### Problem statement
Print, word for word, every line from the beginning of the listing up to and including the line with "1.25, 1.5, 2.0]". Pictures are to be excluded.

### Dataset section
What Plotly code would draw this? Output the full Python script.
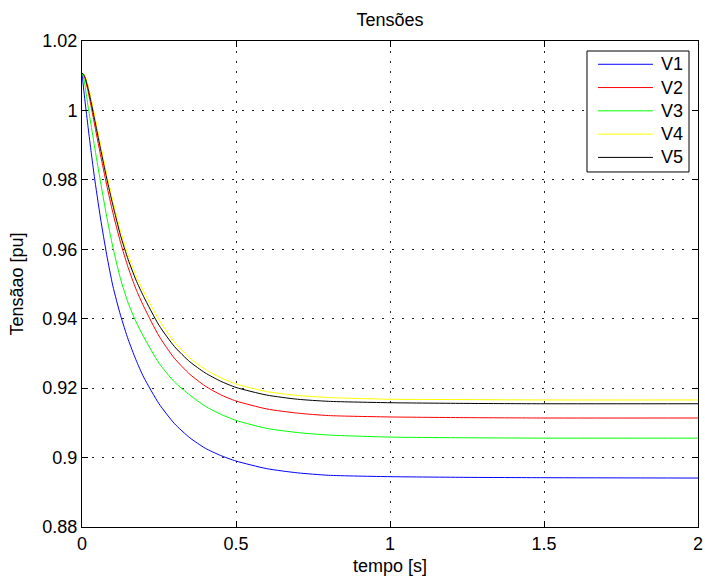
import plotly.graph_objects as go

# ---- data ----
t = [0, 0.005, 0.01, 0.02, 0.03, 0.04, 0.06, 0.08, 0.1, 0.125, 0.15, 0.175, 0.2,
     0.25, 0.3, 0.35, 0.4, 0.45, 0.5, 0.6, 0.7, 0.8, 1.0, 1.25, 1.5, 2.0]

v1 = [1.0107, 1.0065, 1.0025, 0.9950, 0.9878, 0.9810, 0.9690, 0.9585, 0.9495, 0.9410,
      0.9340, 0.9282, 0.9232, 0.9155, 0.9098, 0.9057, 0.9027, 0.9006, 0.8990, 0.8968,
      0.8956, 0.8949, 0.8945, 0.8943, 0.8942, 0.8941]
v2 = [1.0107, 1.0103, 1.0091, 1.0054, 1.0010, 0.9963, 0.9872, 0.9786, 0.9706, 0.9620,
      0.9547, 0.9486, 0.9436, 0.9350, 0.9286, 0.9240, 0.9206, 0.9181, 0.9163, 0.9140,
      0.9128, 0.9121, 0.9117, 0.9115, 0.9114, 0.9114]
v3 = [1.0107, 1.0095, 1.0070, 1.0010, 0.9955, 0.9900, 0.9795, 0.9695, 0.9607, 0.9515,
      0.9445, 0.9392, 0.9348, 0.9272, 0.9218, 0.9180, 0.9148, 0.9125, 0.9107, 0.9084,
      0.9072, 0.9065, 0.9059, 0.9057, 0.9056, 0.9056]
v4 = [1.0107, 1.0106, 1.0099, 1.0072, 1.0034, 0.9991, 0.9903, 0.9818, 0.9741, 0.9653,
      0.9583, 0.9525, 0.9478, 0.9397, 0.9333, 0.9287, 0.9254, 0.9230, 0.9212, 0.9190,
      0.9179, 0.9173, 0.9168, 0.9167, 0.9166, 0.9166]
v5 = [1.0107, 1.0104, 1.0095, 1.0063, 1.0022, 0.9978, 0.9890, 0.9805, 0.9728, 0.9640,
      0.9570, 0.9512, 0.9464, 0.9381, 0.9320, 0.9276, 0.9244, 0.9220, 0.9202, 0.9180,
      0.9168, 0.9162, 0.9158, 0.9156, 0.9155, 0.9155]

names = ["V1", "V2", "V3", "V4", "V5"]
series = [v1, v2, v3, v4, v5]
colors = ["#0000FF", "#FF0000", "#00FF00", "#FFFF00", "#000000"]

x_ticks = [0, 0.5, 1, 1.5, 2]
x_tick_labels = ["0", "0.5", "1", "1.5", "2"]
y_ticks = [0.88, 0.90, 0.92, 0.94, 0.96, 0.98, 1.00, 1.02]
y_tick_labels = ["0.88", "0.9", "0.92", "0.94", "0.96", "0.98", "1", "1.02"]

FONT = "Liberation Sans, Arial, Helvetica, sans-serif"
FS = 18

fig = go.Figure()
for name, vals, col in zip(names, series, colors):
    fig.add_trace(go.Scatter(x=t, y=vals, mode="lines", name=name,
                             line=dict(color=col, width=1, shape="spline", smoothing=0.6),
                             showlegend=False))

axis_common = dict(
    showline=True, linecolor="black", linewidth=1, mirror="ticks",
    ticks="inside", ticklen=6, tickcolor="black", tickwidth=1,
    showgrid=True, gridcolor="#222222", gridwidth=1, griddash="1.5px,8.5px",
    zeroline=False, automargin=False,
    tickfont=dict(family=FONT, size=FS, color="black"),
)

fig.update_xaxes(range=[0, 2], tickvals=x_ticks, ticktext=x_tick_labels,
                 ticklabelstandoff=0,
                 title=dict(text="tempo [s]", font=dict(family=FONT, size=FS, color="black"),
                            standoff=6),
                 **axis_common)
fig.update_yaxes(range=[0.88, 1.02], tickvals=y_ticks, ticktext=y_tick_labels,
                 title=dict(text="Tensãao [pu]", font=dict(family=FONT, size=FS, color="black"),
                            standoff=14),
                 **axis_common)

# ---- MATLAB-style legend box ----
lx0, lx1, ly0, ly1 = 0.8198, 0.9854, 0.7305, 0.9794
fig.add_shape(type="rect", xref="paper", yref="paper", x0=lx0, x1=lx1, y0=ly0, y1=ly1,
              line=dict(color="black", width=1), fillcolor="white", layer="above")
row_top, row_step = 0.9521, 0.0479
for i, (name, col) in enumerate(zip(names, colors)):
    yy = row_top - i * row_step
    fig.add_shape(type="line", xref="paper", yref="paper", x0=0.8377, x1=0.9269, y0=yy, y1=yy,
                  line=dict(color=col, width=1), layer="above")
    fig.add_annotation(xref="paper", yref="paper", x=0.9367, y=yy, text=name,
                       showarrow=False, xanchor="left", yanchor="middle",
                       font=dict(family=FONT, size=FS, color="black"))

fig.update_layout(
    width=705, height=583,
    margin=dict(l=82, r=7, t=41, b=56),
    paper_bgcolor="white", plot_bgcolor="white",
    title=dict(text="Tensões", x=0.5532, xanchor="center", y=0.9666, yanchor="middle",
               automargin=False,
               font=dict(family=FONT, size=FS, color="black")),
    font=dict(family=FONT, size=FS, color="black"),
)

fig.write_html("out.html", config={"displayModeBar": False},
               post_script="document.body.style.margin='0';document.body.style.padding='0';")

### Solved exercise
What Plotly code would draw this? Output the full Python script.
import plotly.graph_objects as go

# ---- data ----
t = [0, 0.005, 0.01, 0.02, 0.03, 0.04, 0.06, 0.08, 0.1, 0.125, 0.15, 0.175, 0.2,
     0.25, 0.3, 0.35, 0.4, 0.45, 0.5, 0.6, 0.7, 0.8, 1.0, 1.25, 1.5, 2.0]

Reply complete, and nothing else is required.